## Exercise goal
Work through the material below line by line and say how many lines include the word "code". Only the number, please.

## Stored records
———

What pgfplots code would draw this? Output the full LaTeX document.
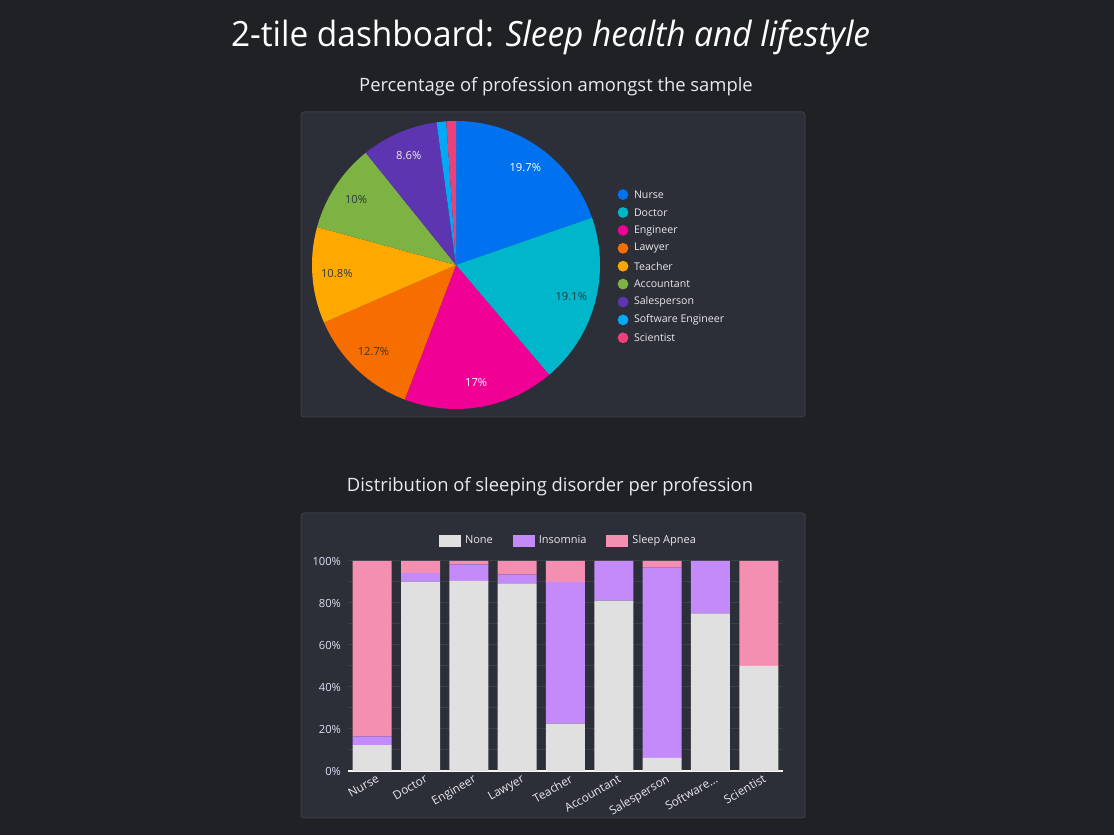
\documentclass[border=0pt]{standalone}
\usepackage{pgfplots}
\pgfplotsset{compat=1.18}
\usepackage{fontspec}
\setmainfont{Open Sans}
\newfontfamily\titlefont[FakeStretch=0.96]{Open Sans}
\definecolor{bg}{HTML}{202124}
\definecolor{panel}{HTML}{2C2E38}
\definecolor{pborder}{HTML}{3A3C46}
\definecolor{gridc}{HTML}{3C3E48}
\definecolor{txt}{HTML}{E8EAED}
\definecolor{tick}{HTML}{DCE0F0}
\definecolor{dlab}{HTML}{2E3A40}
\definecolor{pNurse}{HTML}{0072F0}
\definecolor{pDoctor}{HTML}{00B6CB}
\definecolor{pEngineer}{HTML}{F10096}
\definecolor{pLawyer}{HTML}{F66D00}
\definecolor{pTeacher}{HTML}{FFA800}
\definecolor{pAccountant}{HTML}{7CB342}
\definecolor{pSales}{HTML}{5E35B1}
\definecolor{pSoftware}{HTML}{03A9F4}
\definecolor{pScientist}{HTML}{EC407A}
\definecolor{cNone}{HTML}{E0E0E0}
\definecolor{cIns}{HTML}{C58AF9}
\definecolor{cApnea}{HTML}{F48FB1}

\pgfplotstableread{
x none insomnia apnea
0 12.33 4.11 83.56
1 90.14 4.23 5.63
2 90.48 7.94 1.59
3 89.36 4.26 6.38
4 22.50 67.50 10.00
5 81.08 18.92 0.00
6 6.25 90.62 3.13
7 75.00 25.00 0.00
8 50.00 0.00 50.00
}\disorders

\begin{document}
\begin{tikzpicture}
\fill[bg] (0,0) rectangle (557pt,417.5pt);
\node[text=white, font=\titlefont\fontsize{17.4}{21}\selectfont] at (275.3pt,399pt) {2-tile dashboard: \textit{Sleep health and lifestyle}};
\filldraw[fill=panel, draw=pborder, rounded corners=1.5pt, line width=0.5pt] (150.5pt,209pt) rectangle (402.5pt,361.5pt);
\filldraw[fill=panel, draw=pborder, rounded corners=1.5pt, line width=0.5pt] (150.5pt,8.5pt) rectangle (402.5pt,161pt);
\node[text=txt, font=\fontsize{9.2}{11}\selectfont] at (278pt,374pt) {Percentage of profession amongst the sample};
\node[text=txt, font=\fontsize{9.2}{11}\selectfont] at (275pt,174pt) {Distribution of sleeping disorder per profession};

% pie chart
\begin{axis}[at={(228pt,285pt)}, anchor=center, hide axis, scale only axis,
  x=72pt, y=72pt, xmin=-1, xmax=1, ymin=-1, ymax=1, clip=false]
\pgfplotsextra{
  \gdef\cum{0}
  \foreach \v/\c/\tc/\lab in {73/pNurse/white/19.7\%, 71/pDoctor/dlab/19.1\%, 63/pEngineer/white/17\%, 47/pLawyer/dlab/12.7\%, 40/pTeacher/dlab/10.8\%, 37/pAccountant/dlab/10\%, 32/pSales/white!85!gray/8.6\%, 4/pSoftware/white/{}, 4/pScientist/white/{}}{
    \pgfmathsetmacro\s{\cum}
    \pgfmathsetmacro\e{\s+\v}
    \pgfmathsetmacro\a{90-\s/371*360}
    \pgfmathsetmacro\b{90-\e/371*360}
    \pgfmathsetmacro\m{(\a+\b)/2}
    \fill[\c] (axis cs:0,0) -- (axis cs:{cos(\a)},{sin(\a)}) arc[start angle=\a, end angle=\b, radius=72pt] -- cycle;
    \node[text=\tc, font=\fontsize{5.6}{7}\selectfont] at (axis cs:{0.83*cos(\m)},{0.83*sin(\m)}) {\lab};
    \xdef\cum{\e}
  }
}
\end{axis}
% pie legend
\foreach \c/\n [count=\i from 0] in {pNurse/Nurse, pDoctor/Doctor, pEngineer/Engineer, pLawyer/Lawyer, pTeacher/Teacher, pAccountant/Accountant, pSales/Salesperson, pSoftware/Software Engineer, pScientist/Scientist}{
  \fill[\c] (311.5pt,{320.2pt-\i*8.95pt}) circle (2.7pt);
  \node[anchor=west, text=txt, font=\fontsize{5.3}{7}\selectfont, inner sep=0pt] at (316.8pt,{320.2pt-\i*8.95pt}) {\n};
}

% stacked bar chart
\begin{axis}[at={(174pt,32pt)}, anchor=south west, scale only axis,
  width=217.5pt, height=105pt,
  ybar stacked, bar width=19.5pt,
  xmin=-0.5, xmax=8.5, ymin=0, ymax=100,
  axis x line=bottom, axis y line=left,
  x axis line style={draw=white!92!gray, line width=0.8pt, -},
  y axis line style={draw=none},
  major tick length=0pt, minor tick length=0pt,
  xtick=data,
  xticklabels={Nurse,Doctor,Engineer,Lawyer,Teacher,Accountant,Salesperson,{Software\ldots},Scientist},
  x tick label style={rotate=30, anchor=north east, text=txt, font=\fontsize{5.9}{7}\selectfont, inner sep=1pt, xshift=2pt, yshift=-1pt},
  ytick={0,20,...,100}, minor ytick={10,30,50,70,90},
  yticklabel={\pgfmathprintnumber{\tick}\%},
  y tick label style={text=tick, font=\fontsize{5.6}{7}\selectfont},
  /pgf/number format/assume math mode=true,
  ymajorgrids, yminorgrids,
  major grid style={draw=gridc, line width=0.5pt},
  minor grid style={draw=gridc, line width=0.5pt},
  legend columns=3,
  legend style={at={(0.5,1)}, anchor=south, yshift=3pt, xshift=2pt, draw=none, fill=none, text=txt, font=\fontsize{5.5}{7}\selectfont,
    /tikz/every even column/.append style={column sep=8pt}},
  legend image code/.code={\fill[#1] (0pt,-3pt) rectangle (11pt,3pt);},
]
\addplot[fill=cNone, draw=none] table[x=x, y=none] {\disorders};
\addplot[fill=cIns, draw=none] table[x=x, y=insomnia] {\disorders};
\addplot[fill=cApnea, draw=none] table[x=x, y=apnea] {\disorders};
\legend{None, Insomnia, Sleep Apnea}
\end{axis}
\end{tikzpicture}
\end{document}
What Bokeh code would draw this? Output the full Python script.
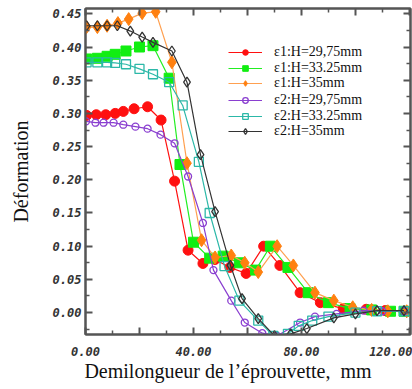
from bokeh.plotting import figure
from bokeh.models import (Range1d, LinearAxis, FixedTicker, NumeralTickFormatter,
                          Legend, LegendItem)
from bokeh.embed import file_html
from bokeh.resources import INLINE

# ---- data ----
x_e1_2975 = [0.4, 4, 7.5, 11, 14, 18, 23, 28, 33, 38, 43.5, 48, 53.5, 59.5, 66, 72, 79.5, 87, 95.5, 104, 111, 118]
y_e1_2975 = [0.297, 0.298, 0.298, 0.300, 0.303, 0.307, 0.310, 0.290, 0.198, 0.094, 0.074, 0.080, 0.068, 0.059,
             0.100, 0.071, 0.030, 0.015, 0.006, 0.005, 0.003, 0.002]

x_e1_3325 = [0.4, 4.4, 8, 11, 15, 20, 25, 31, 35, 40, 46, 51, 57, 63, 68.5, 75, 82.5, 90, 98, 106, 113, 118]
y_e1_3325 = [0.382, 0.383, 0.386, 0.389, 0.394, 0.400, 0.402, 0.353, 0.223, 0.106, 0.082, 0.085, 0.075, 0.064,
             0.100, 0.068, 0.030, 0.015, 0.006, 0.004, 0.002, 0.002]

x_e1_35 = [0.4, 4.4, 8, 12, 16, 21, 26, 32, 37.6, 43, 48, 54, 59, 64, 71, 77, 85, 92, 99, 106, 112, 119]
y_e1_35 = [0.430, 0.430, 0.432, 0.436, 0.442, 0.451, 0.453, 0.377, 0.225, 0.109, 0.083, 0.086, 0.075, 0.061,
           0.100, 0.071, 0.030, 0.018, 0.008, 0.004, 0.002, 0.002]

x_e2_2975 = [0.2, 3.7, 6.7, 10.4, 14, 18.5, 23, 27.8, 33, 38, 43.5, 47.4, 54, 59, 65.5, 71, 79.5, 85, 93, 103, 110, 118]
y_e2_2975 = [0.288, 0.286, 0.286, 0.286, 0.283, 0.280, 0.277, 0.268, 0.255, 0.205, 0.135, 0.064, 0.018, -0.015,
             -0.031, -0.035, -0.015, -0.006, -0.002, 0.003, 0.002, 0.002]

x_e2_3325 = [0.4, 4.4, 8, 11, 15, 20, 25, 31, 36, 42, 46, 51.5, 57, 64, 69.6, 75, 79, 84, 90, 100, 108, 118]
y_e2_3325 = [0.377, 0.377, 0.377, 0.376, 0.374, 0.367, 0.359, 0.347, 0.312, 0.227, 0.150, 0.070, 0.018, -0.012,
             -0.035, -0.032, -0.020, -0.012, -0.006, 0.000, 0.002, 0.002]

x_e2_35 = [0.4, 4.4, 8, 11.8, 16.6, 21, 25, 32, 37.6, 42.6, 48, 53.7, 58, 64, 70, 76, 82, 92, 100, 108, 118]
y_e2_35 = [0.432, 0.432, 0.432, 0.432, 0.424, 0.415, 0.407, 0.394, 0.347, 0.238, 0.152, 0.071, 0.021, -0.009,
           -0.035, -0.032, -0.024, -0.008, -0.002, 0.003, 0.003]

labels = ["ε1:H=29,75mm", "ε1:H=33.25mm", "ε1:H=35mm",
          "ε2:H=29,75mm", "ε2:H=33.25mm", "ε2:H=35mm"]

x_major = [0, 20, 40, 60, 80, 100, 120]
x_minor = [10, 30, 50, 70, 90, 110]
y_major = [0.0, 0.05, 0.10, 0.15, 0.20, 0.25, 0.30, 0.35, 0.40, 0.45]
y_minor = [-0.025, 0.025, 0.075, 0.125, 0.175, 0.225, 0.275, 0.325, 0.375, 0.425]

# ---- figure ----
p = figure(width=412, height=389, output_backend="svg", toolbar_location=None,
           x_range=Range1d(0, 120.4), y_range=Range1d(-0.033, 0.458),
           min_border_left=85, min_border_right=2, min_border_top=8, min_border_bottom=55)
p.grid.visible = False
p.outline_line_color = "#555555"
p.outline_line_width = 2
p.background_fill_color = "white"
p.border_fill_color = "white"

AX = "#555555"
tick_font = "DejaVu Sans Mono"

def style_axis(ax, show_labels):
    ax.axis_line_color = AX
    ax.axis_line_width = 2
    ax.major_tick_line_color = AX
    ax.minor_tick_line_color = AX
    ax.major_tick_line_width = 2
    ax.minor_tick_line_width = 1.5
    ax.major_tick_in = 7
    ax.major_tick_out = 0
    ax.minor_tick_in = 4
    ax.minor_tick_out = 0
    if show_labels:
        ax.major_label_text_font = tick_font
        ax.major_label_text_font_style = "bold italic"
        ax.major_label_text_font_size = "12px"
        ax.major_label_text_color = "#333333"
    else:
        ax.major_label_text_font_size = "0px"
        ax.major_label_standoff = 0

xt = FixedTicker(ticks=x_major, minor_ticks=x_minor)
yt = FixedTicker(ticks=y_major, minor_ticks=y_minor)

NB = "\u00a0"
xa = p.xaxis[0]
xa.ticker = xt
xa.formatter = NumeralTickFormatter(format="0.00")
xa.major_label_overrides = {20: "", 60: "", 100: ""}
style_axis(xa, True)
xa.major_label_standoff = 12
xa.axis_label = "Demilongueur de l’éprouvette," + NB + NB + "mm" + NB * 8
xa.axis_label_text_font = "Liberation Serif"
xa.axis_label_text_font_style = "normal"
xa.axis_label_text_font_size = "20px"
xa.axis_label_standoff = 1
xa.axis_label_text_color = "#111111"

ya = p.yaxis[0]
ya.ticker = yt
ya.formatter = NumeralTickFormatter(format="0.00")
style_axis(ya, True)
ya.major_label_standoff = 4
ya.axis_label = "Déformation"
ya.axis_label_text_font = "Liberation Serif"
ya.axis_label_text_font_style = "normal"
ya.axis_label_text_font_size = "20px"
ya.axis_label_standoff = 18
ya.axis_label_text_color = "#111111"

top = LinearAxis(ticker=xt)
style_axis(top, False)
p.add_layout(top, "above")
right = LinearAxis(ticker=yt)
style_axis(right, False)
p.add_layout(right, "right")

# ---- series ----
series = [
    (x_e1_2975, y_e1_2975, "#ff1010", "circle", 10, "#ff1010", "#ff1010"),
    (x_e1_3325, y_e1_3325, "#22ee22", "square", 10, "#11ee11", "#11ee11"),
    (x_e1_35, y_e1_35, "#ffa050", "diamond", 13, "#ff8010", "#ff8010"),
    (x_e2_2975, y_e2_2975, "#8a3fd0", "circle", 7, "#8a3fd0", None),
    (x_e2_3325, y_e2_3325, "#2cb8a8", "square", 9, "#2cb8a8", None),
    (x_e2_35, y_e2_35, "#333333", "diamond", 10, "#333333", None),
]

# legend row bottoms (screen px above the frame bottom), one legend per row
legend_rows = [274, 258.5, 243, 226, 210.5, 195]

for i, (xs, ys, lc, mk, sz, mlc, mfc) in enumerate(series):
    lr = p.line(xs, ys, line_color=lc, line_width=1.2)
    if mfc is None:
        sr = p.scatter(xs, ys, marker=mk, size=sz, line_color=mlc, fill_color=None, line_width=1.3)
    else:
        sr = p.scatter(xs, ys, marker=mk, size=sz, line_color=mlc, fill_color=mfc, line_width=1)
    lg = Legend(items=[LegendItem(label=labels[i], renderers=[lr, sr])],
                location=(143, legend_rows[i]), orientation="vertical",
                glyph_width=34, glyph_height=14, label_height=14, spacing=0,
                padding=0, margin=0, label_standoff=12,
                label_text_font="Liberation Serif", label_text_font_size="14px",
                label_text_color="#111111",
                border_line_color=None, background_fill_alpha=0)
    p.add_layout(lg, "center")

open("out.html", "w").write(file_html(p, INLINE))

———

## Solution to the problem
3